A consolidação de um regime democrático em qualquer sociedade moderna depende de um sólido sistema partidário, capaz de representar a população e gerir o Estado. Não há – em qualquer país do mundo – democracia representativa sólida sem um quadro partidário igualmente sólido.
Os partidos políticos constituem-se em agrupamento de pessoas que, com um mesmo propósito exposto no programa partidário, buscam ganhar a sociedade para ordená-la segundo seus projetos.
A Revista da OAB-SP n.° 12, de nov. e dez./84, em importante debate com juristas e políticos, traz matéria com o título “Sem partido forte não poderá haver democracia”, onde afirma: “Sem partidos fortes e representativos das grandes tendências políticas nacionais a democracia se torna frágil e, no Brasil, praticamente inviável, pois o vazio provocado por essa situação é logo preenchido pela volta dos militares, embora historicamente esta não seja a única razão de sua constante intervenção no processo político nacional.”
Em seguida a essa candente defesa do regime partidário, somos surpreendidos por posições como a defendida pelo ex-presidente da OAB-SP, Márcio Thomaz Bastos, quando, ainda na presidência, em artigo de 30.1.85, na imprensa de São Paulo, faz a defesa de candidaturas avulsas para a eleição constituinte.
Ora, isso é a decretação da pena de morte aos partidos políticos.
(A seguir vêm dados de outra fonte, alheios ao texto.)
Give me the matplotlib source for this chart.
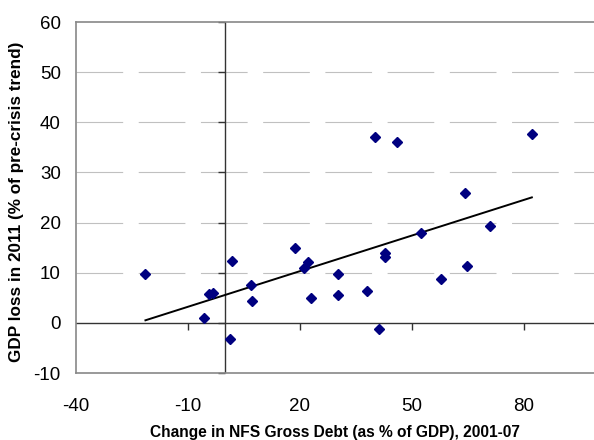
import numpy as np
import matplotlib
matplotlib.use("Agg")
import matplotlib.pyplot as plt
import matplotlib.lines as mlines

plt.rcParams["font.family"] = ["Liberation Sans", "DejaVu Sans"]
plt.rcParams["axes.unicode_minus"] = False

# change in NFS gross debt (% of GDP), 2001-07
debt_change = [-21.4, -5.8, -4.4, -3.3, 1.7, 1.2, 7.0, 7.2, 18.6, 21.0,
               22.2, 23.0, 30.1, 30.3, 38.0, 41.1, 40.2, 45.9, 42.9, 42.9,
               52.3, 57.9, 64.3, 64.6, 70.8, 82.1]
# GDP loss in 2011 (% of pre-crisis trend)
gdp_loss = [9.7, 0.9, 5.7, 5.9, 12.3, -3.2, 7.5, 4.3, 14.9, 10.9,
            12.1, 4.9, 9.8, 5.6, 6.4, -1.3, 37.1, 36.1, 13.9, 13.1,
            17.9, 8.8, 25.8, 11.3, 19.4, 37.7]

x_ticks = [-40, -10, 20, 50, 80]
y_ticks = [-10, 0, 10, 20, 30, 40, 50, 60]

fig = plt.figure(figsize=(5.94, 4.40), dpi=100)
ax = fig.add_axes([76 / 594, 1 - 373 / 440, 1 - 76 / 594, 351 / 440])

ax.set_xlim(-40, 98.75)
ax.set_ylim(-10, 60)

# dashed gridlines
for yv in y_ticks[2:-1]:
    ax.axhline(yv, color="#c0c0c0", lw=0.8, ls=(0, (42, 14)), zorder=1)

# axes through the origin
ax.axhline(0, color="#333333", lw=1.0, zorder=2)
ax.axvline(0, color="#333333", lw=1.0, zorder=2)
ax.plot(np.zeros(len(y_ticks)), y_ticks, ls="", marker=mlines.TICKLEFT,
        ms=5, mew=1.0, color="#333333", clip_on=False, zorder=2)
ax.plot(x_ticks[1:], np.zeros(len(x_ticks) - 1), ls="", marker=mlines.TICKDOWN,
        ms=5, mew=1.0, color="#333333", clip_on=False, zorder=2)

# scatter
ax.plot(debt_change, gdp_loss, ls="", marker="D", ms=4.6, color="#000080",
        mec="#000080", zorder=4)

# linear trend
coef = np.polyfit(debt_change, gdp_loss, 1)
xs = np.array([min(debt_change), max(debt_change)])
ax.plot(xs, np.polyval(coef, xs), color="black", lw=1.4, zorder=3)

# frame
for side in ["left", "top", "bottom"]:
    ax.spines[side].set_color("#888888")
    ax.spines[side].set_linewidth(1.2)
ax.spines["right"].set_visible(False)

ax.set_xticks(x_ticks)
ax.set_yticks(y_ticks)
ax.tick_params(axis="x", length=0, pad=18, labelsize=13.5)
ax.tick_params(axis="y", length=0, pad=11, labelsize=13.5)

ax.set_xlabel("Change in NFS Gross Debt (as % of GDP), 2001-07",
              fontsize=11.2, fontweight="bold", va="center")
ax.xaxis.set_label_coords(0.5, (373 - 432) / 351)
ax.set_ylabel("GDP loss in 2011 (% of pre-crisis trend)",
              fontsize=12.3, fontweight="bold", va="center")
ax.yaxis.set_label_coords((17 - 76) / 518, (373 - 202) / 351)

fig.savefig("out.png", dpi=100)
Admitamos que o atual quadro partidário seja imperfeito (sem dúvida o é), o nosso trabalho é o de possibilitar – já para a eleição constituinte – um sistema partidário que reflita todas as correntes da sociedade e possa dar ao futuro regime democrático um quadro de estabilidade institucional indispensável para a vida política de qualquer país.
Esta posição antipartidos tem, historicamente, duas vertentes:
Uma, claramente assumida pelas correntes fascistas, que se opõem à organização política através dos partidos políticos, conforme revela Primo de Rivera em seu discurso de fundação da Falange Espanhola: “Que desapareçam os partidos políticos. Ninguém nunca nasceu membro de um partido político; em compensação, nascemos todos membros de uma família; somos todos vizinhos em um Município; nos cansamos todos no exercício de um trabalho. Pois, se essas são nossas unidades naturais, se a família e o Município e a corporação é aquilo em que deveras vivemos, para que necessitamos o instrumento intermediário e pernicioso dos partidos políticos, que, para unirmos em grupos artificiais, começa ppr separarmos de nossas realidades autênticas.” (Obras completas, Madri, 1945, págs. 22 a 24).
Mais recentemente a contestação ao sistema de democracia representativa pelos partidos foi dirigida por movimentos “suprapartidários” ou “por fora dos partidos” (ecologistas, feministas, pacifistas etc.) que tiveram grande força na Europa no final dos anos 60 e na década de 70, onde multidões – especialmente de jovens – foram arrastadas para posições que identificavam nos partidos políticos a infelicidade da sociedade e indicavam a necessidade de supera-los como instituições ordenadoras dos projetos de transformação da sociedade. Esses grupos em geral boicotavam eleições e pregavam a formação de organizações paralelas aos partidos políticos. Essas posições estão hoje – mesmo na Europa – em franca decadência, sendo o exemplo do Partido Verde da Alemanha a mais cruel opção de grupos antipartido pela fórmula de atuação como agremiação partidária no sistema das democracias representativas.
No caso do Brasil, as coisas são mais complicadas e essa posíção de Constituinte sem partidos contém essas duas vertentes acima citadas, acrescidas da pretensão de candidatura de “eminentes representantes da sociedade civil”.
Além desse tiro em seco e fatal nos partidos políticos, com sua exclusão da eleição constituinte, devemos ressaltar que “candidatura avulsa” com chance de eleger-se é candidatura rica com muitos recursos, personalista, cheia de grana e vazia de ideias. Os partidos políticos, reconhecidamente imperfeitos, são ainda – na sociedade moderna – a forma mais democrática de ordenar opiniões e os seus conflitos na sociedade.
Com candidaturas avulsas, teremos uma Constituinte dos ricos, pelos ricos e para os ricos.
É preciso garantir um sistema partidário democrático, enraizado na população e forte para garantir um regime representativo. Com candidaturas avulsas começamos pelo lado errado e, caso prospere essa ideia, chegaremos à Constituinte mais reacionária que o País já teve. Voltaremos ao assunto.